» **WRITTEN PROBLEM**
Begin at the top of the records below and return each line exactly through the line with "const ph24_5_10 = [5.30, 5.18, 5.32, 5.29];". Skip pictures.

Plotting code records
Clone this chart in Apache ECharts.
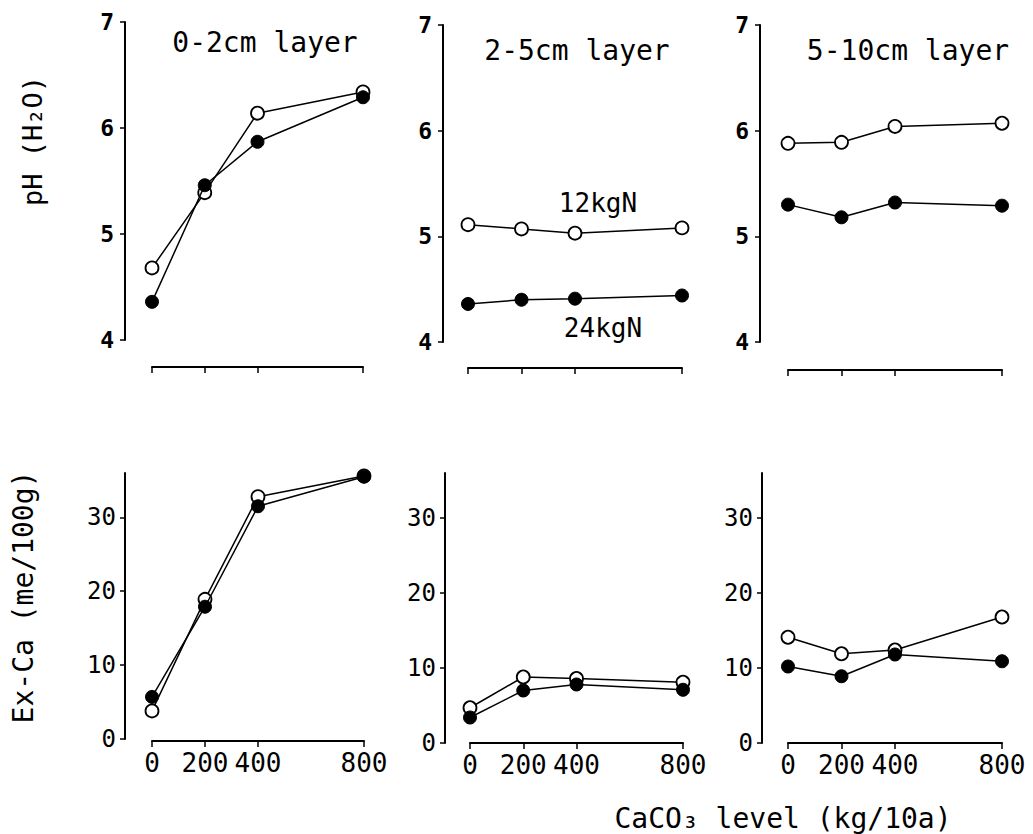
<!DOCTYPE html>
<html>
<head>
<meta charset="utf-8">
<script src="https://cdn.jsdelivr.net/npm/echarts@6/dist/echarts.min.js"></script>
<style>
html,body{margin:0;padding:0;background:#fff;}
#chart{width:1033px;height:834px;}
</style>
</head>
<body>
<div id="chart"></div>
<script>
// ---- data ----
const caco3Levels = [0, 200, 400, 800];
const xTickLabels = ['0', '200', '400', '800'];
const phTicks = [4, 5, 6, 7];
const caTicks = [0, 10, 20, 30];
const layerTitles = ['0-2cm layer', '2-5cm layer', '5-10cm layer'];
const seriesNames = ['12kgN', '24kgN'];

// pH (H2O), 12 kgN (open) and 24 kgN (filled)
const ph12_0_2  = [4.68, 5.39, 6.14, 6.34];
const ph24_0_2  = [4.36, 5.46, 5.87, 6.29];
const ph12_2_5  = [5.11, 5.07, 5.03, 5.08];
const ph24_2_5  = [4.36, 4.40, 4.41, 4.44];
const ph12_5_10 = [5.88, 5.89, 6.04, 6.07];
const ph24_5_10 = [5.30, 5.18, 5.32, 5.29];

// Ex-Ca (me/100g)
const ca12_0_2  = [3.8, 18.9, 32.8, 35.6];
const ca24_0_2  = [5.7, 17.9, 31.5, 35.5];
const ca12_2_5  = [4.7, 8.8, 8.6, 8.1];
const ca24_2_5  = [3.4, 7.0, 7.8, 7.1];
const ca12_5_10 = [14.1, 11.9, 12.4, 16.8];
const ca24_5_10 = [10.2, 8.9, 11.8, 10.9];

// ---- layout ----
const MONO = '"DejaVu Sans Mono","Liberation Mono",monospace';
const grids = [
  {left:152, top:22,  width:211, height:318},
  {left:468, top:25,  width:214, height:317},
  {left:788, top:25,  width:214, height:317},
  {left:152, top:473, width:212, height:266},
  {left:470, top:473, width:213, height:270},
  {left:788, top:473, width:214, height:270}
];
const yOffsets = [27, 25, 28, 27, 25, 26];
const xOffsets = [27, 26, 28, 2, 0, 0];

const panels = [
  [ph12_0_2, ph24_0_2], [ph12_2_5, ph24_2_5], [ph12_5_10, ph24_5_10],
  [ca12_0_2, ca24_0_2], [ca12_2_5, ca24_2_5], [ca12_5_10, ca24_5_10]
];

const xAxes = [], yAxes = [], series = [];
grids.forEach((g, i) => {
  const top = i < 3;
  xAxes.push({
    type: 'value', gridIndex: i, min: 0, max: 800, position: 'bottom',
    offset: xOffsets[i],
    axisLine: {show: true, onZero: false, lineStyle: {color: '#000', width: 2}},
    axisTick: {show: true, length: 6, customValues: caco3Levels, lineStyle: {color: '#000', width: 1.5}},
    axisLabel: top ? {show: false} : {
      show: true, customValues: caco3Levels, margin: 9,
      formatter: v => xTickLabels[caco3Levels.indexOf(v)],
      fontFamily: MONO, fontSize: 26, color: '#000'
    },
    splitLine: {show: false}
  });
  const ticks = top ? phTicks : caTicks;
  yAxes.push({
    type: 'value', gridIndex: i, position: 'left', offset: yOffsets[i],
    min: top ? 4 : 0, max: top ? 7 : 36,
    axisLine: {show: true, onZero: false, lineStyle: {color: '#000', width: 2}},
    axisTick: {show: true, length: 5, customValues: ticks, lineStyle: {color: '#000', width: 1.5}},
    axisLabel: {
      show: true, customValues: ticks, margin: top ? 11 : 9,
      fontFamily: MONO, fontSize: top ? 23 : 24, fontWeight: top ? 'bold' : 'normal', color: '#000'
    },
    splitLine: {show: false}
  });
  const pair = panels[i];
  pair.forEach((vals, k) => {
    series.push({
      name: seriesNames[k], type: 'line', xAxisIndex: i, yAxisIndex: i,
      data: caco3Levels.map((x, j) => [x, vals[j]]),
      symbol: 'circle', symbolSize: 13, showSymbol: true,
      lineStyle: {color: '#000', width: 1.5},
      itemStyle: k === 0 ? {color: '#fff', borderColor: '#000', borderWidth: 1.8}
                         : {color: '#000', borderColor: '#000', borderWidth: 1},
      z: 2 + k, animation: false, silent: true
    });
  });
});

const txt = (x, y, text, size, rot) => ({
  type: 'text', x: x, y: y, rotation: rot || 0,
  style: {text: text, fontFamily: MONO, fontSize: size, fill: '#000', align: 'center', verticalAlign: 'middle'}
});

const graphic = [
  txt(265, 42, layerTitles[0], 28),
  txt(577, 50, layerTitles[1], 28),
  txt(908, 50, layerTitles[2], 28),
  txt(598, 203, seriesNames[0], 26),
  txt(603, 328, seriesNames[1], 26),
  txt(32, 141, 'pH (H\u2082O)', 27, Math.PI / 2),
  txt(23, 597, 'Ex-Ca (me/100g)', 28, Math.PI / 2),
  txt(783, 818, 'CaCO\u2083 level (kg/10a)', 28)
];

const chart = echarts.init(document.getElementById('chart'), null, {renderer: 'svg'});
chart.setOption({
  animation: false,
  backgroundColor: '#fff',
  grid: grids,
  xAxis: xAxes,
  yAxis: yAxes,
  series: series,
  graphic: graphic
});
</script>
</body>
</html>
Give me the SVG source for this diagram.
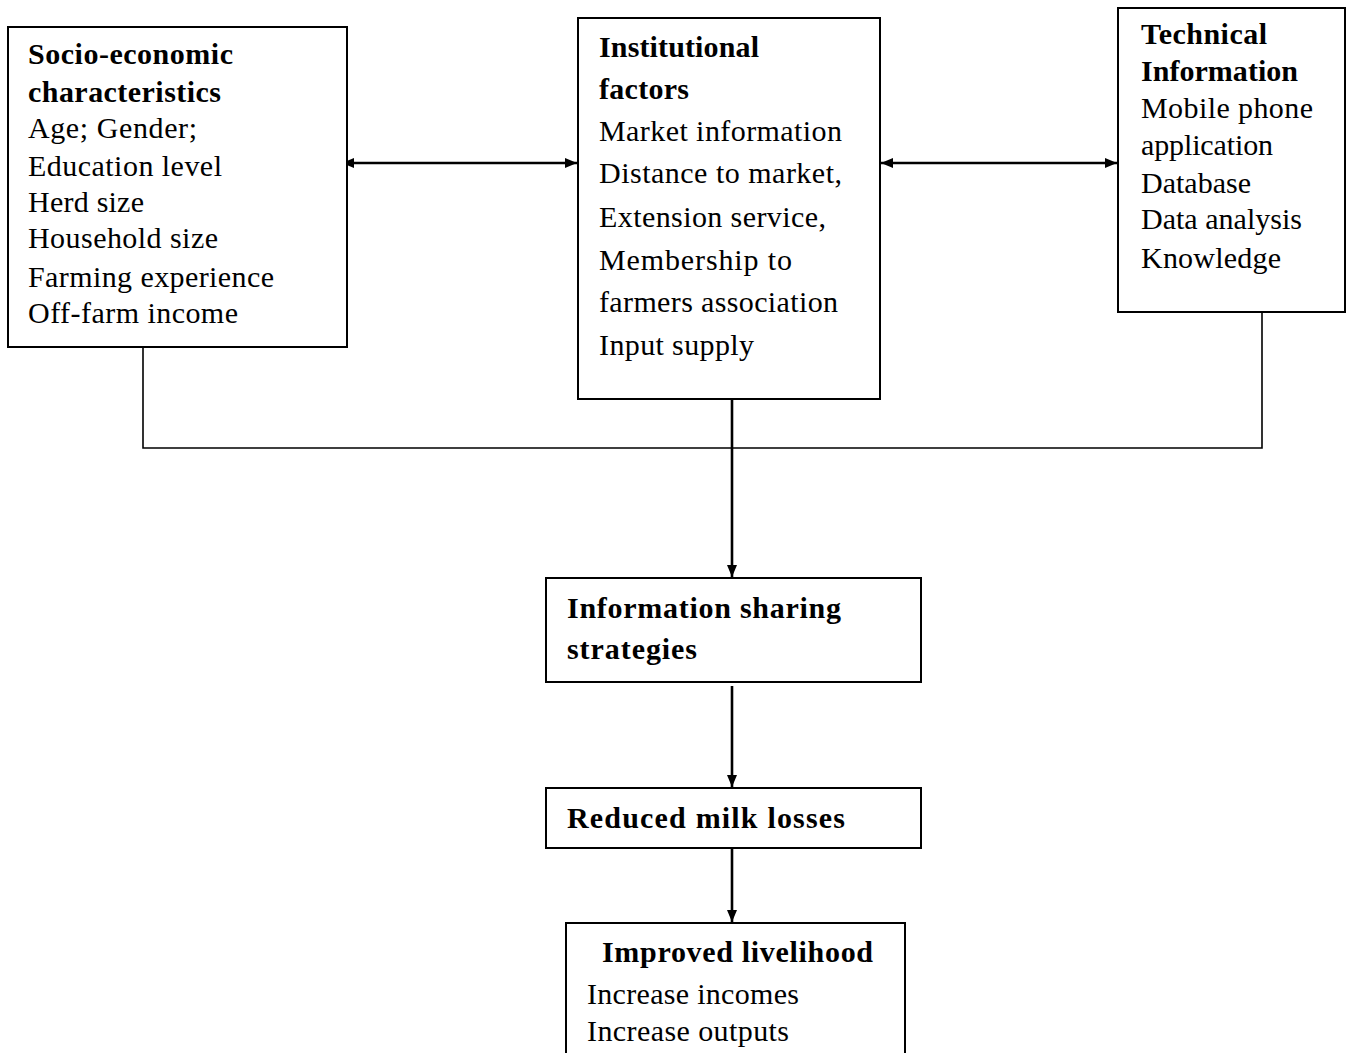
<svg xmlns="http://www.w3.org/2000/svg" width="1349" height="1053" viewBox="0 0 1349 1053">
<style>
.box{fill:#fff;stroke:#000;stroke-width:2}
text{font-family:"Liberation Serif","Times New Roman",serif;font-size:30px;fill:#000}
.b{font-weight:bold}
.c{fill:none;stroke:#000;stroke-width:2.6}
.bus{fill:none;stroke:#000;stroke-width:1.6}
</style>
<defs>
<marker id="ah" viewBox="0 0 12 10" refX="12" refY="5" markerWidth="12" markerHeight="10" markerUnits="userSpaceOnUse" orient="auto-start-reverse">
<path d="M0,0 L12,5 L0,10 z" fill="#000"/>
</marker>
</defs>
<rect width="1349" height="1053" fill="#fff"/>
<g id="connectors">
<path class="bus" d="M143,347 V448 H1262 V312"/>
<line class="c" x1="342" y1="163" x2="577" y2="163" marker-start="url(#ah)" marker-end="url(#ah)"/>
<line class="c" x1="881" y1="163" x2="1117" y2="163" marker-start="url(#ah)" marker-end="url(#ah)"/>
<line class="c" x1="732" y1="399" x2="732" y2="577" marker-end="url(#ah)"/>
<line class="c" x1="732" y1="686" x2="732" y2="787" marker-end="url(#ah)"/>
<line class="c" x1="732" y1="848" x2="732" y2="922" marker-end="url(#ah)"/>
</g>
<g id="socio">
<rect class="box" x="8" y="27" width="339" height="320"/>
<text x="28" y="64" class="b" textLength="205">Socio-economic</text>
<text x="28" y="102" class="b" textLength="193">characteristics</text>
<text x="28" y="138" textLength="169">Age; Gender;</text>
<text x="28" y="176" textLength="194">Education level</text>
<text x="28" y="212" textLength="116">Herd size</text>
<text x="28" y="248" textLength="190">Household size</text>
<text x="28" y="287" textLength="246">Farming experience</text>
<text x="28" y="323" textLength="210">Off-farm income</text>
</g>
<g id="institutional">
<rect class="box" x="578" y="18" width="302" height="381"/>
<text x="599" y="57" class="b" textLength="160">Institutional</text>
<text x="599" y="99" class="b" textLength="90">factors</text>
<text x="599" y="141" textLength="243">Market information</text>
<text x="599" y="183" textLength="243">Distance to market,</text>
<text x="599" y="227" textLength="227">Extension service,</text>
<text x="599" y="270" textLength="193">Membership to</text>
<text x="599" y="312" textLength="239">farmers association</text>
<text x="599" y="355" textLength="155">Input supply</text>
</g>
<g id="technical">
<rect class="box" x="1118" y="8" width="227" height="304"/>
<text x="1141" y="44" class="b" textLength="126">Technical</text>
<text x="1141" y="81" class="b" textLength="157">Information</text>
<text x="1141" y="118" textLength="172">Mobile phone</text>
<text x="1141" y="155" textLength="132">application</text>
<text x="1141" y="193" textLength="110">Database</text>
<text x="1141" y="229" textLength="161">Data analysis</text>
<text x="1141" y="268" textLength="140">Knowledge</text>
</g>
<g id="sharing">
<rect class="box" x="546" y="578" width="375" height="104"/>
<text x="567" y="618" class="b" textLength="274">Information sharing</text>
<text x="567" y="659" class="b" textLength="130">strategies</text>
</g>
<g id="losses">
<rect class="box" x="546" y="788" width="375" height="60"/>
<text x="567" y="828" class="b" textLength="278">Reduced milk losses</text>
</g>
<g id="livelihood">
<rect class="box" x="566" y="923" width="339" height="140"/>
<text x="602" y="962" class="b" textLength="271">Improved livelihood</text>
<text x="587" y="1004" textLength="212">Increase incomes</text>
<text x="587" y="1041" textLength="202">Increase outputs</text>
</g>
</svg>
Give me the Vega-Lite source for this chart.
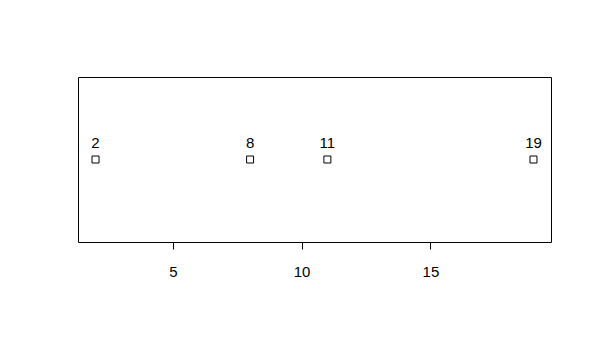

» **WRITTEN REPLY**
Clone this chart in Apache ECharts.
<!DOCTYPE html>
<html>
<head>
<meta charset="utf-8">
<script src="https://cdn.jsdelivr.net/npm/echarts@6/dist/echarts.min.js"></script>
<style>
html,body{margin:0;padding:0;background:#fff;}
#chart{width:1033px;height:834px;}
</style>
</head>
<body>
<div id="chart"></div>
<script>
// ---- data ----
const caco3Levels = [0, 200, 400, 800];
const xTickLabels = ['0', '200', '400', '800'];
const phTicks = [4, 5, 6, 7];
const caTicks = [0, 10, 20, 30];
const layerTitles = ['0-2cm layer', '2-5cm layer', '5-10cm layer'];
const seriesNames = ['12kgN', '24kgN'];

// pH (H2O), 12 kgN (open) and 24 kgN (filled)
const ph12_0_2  = [4.68, 5.39, 6.14, 6.34];
const ph24_0_2  = [4.36, 5.46, 5.87, 6.29];
const ph12_2_5  = [5.11, 5.07, 5.03, 5.08];
const ph24_2_5  = [4.36, 4.40, 4.41, 4.44];
const ph12_5_10 = [5.88, 5.89, 6.04, 6.07];
const ph24_5_10 = [5.30, 5.18, 5.32, 5.29];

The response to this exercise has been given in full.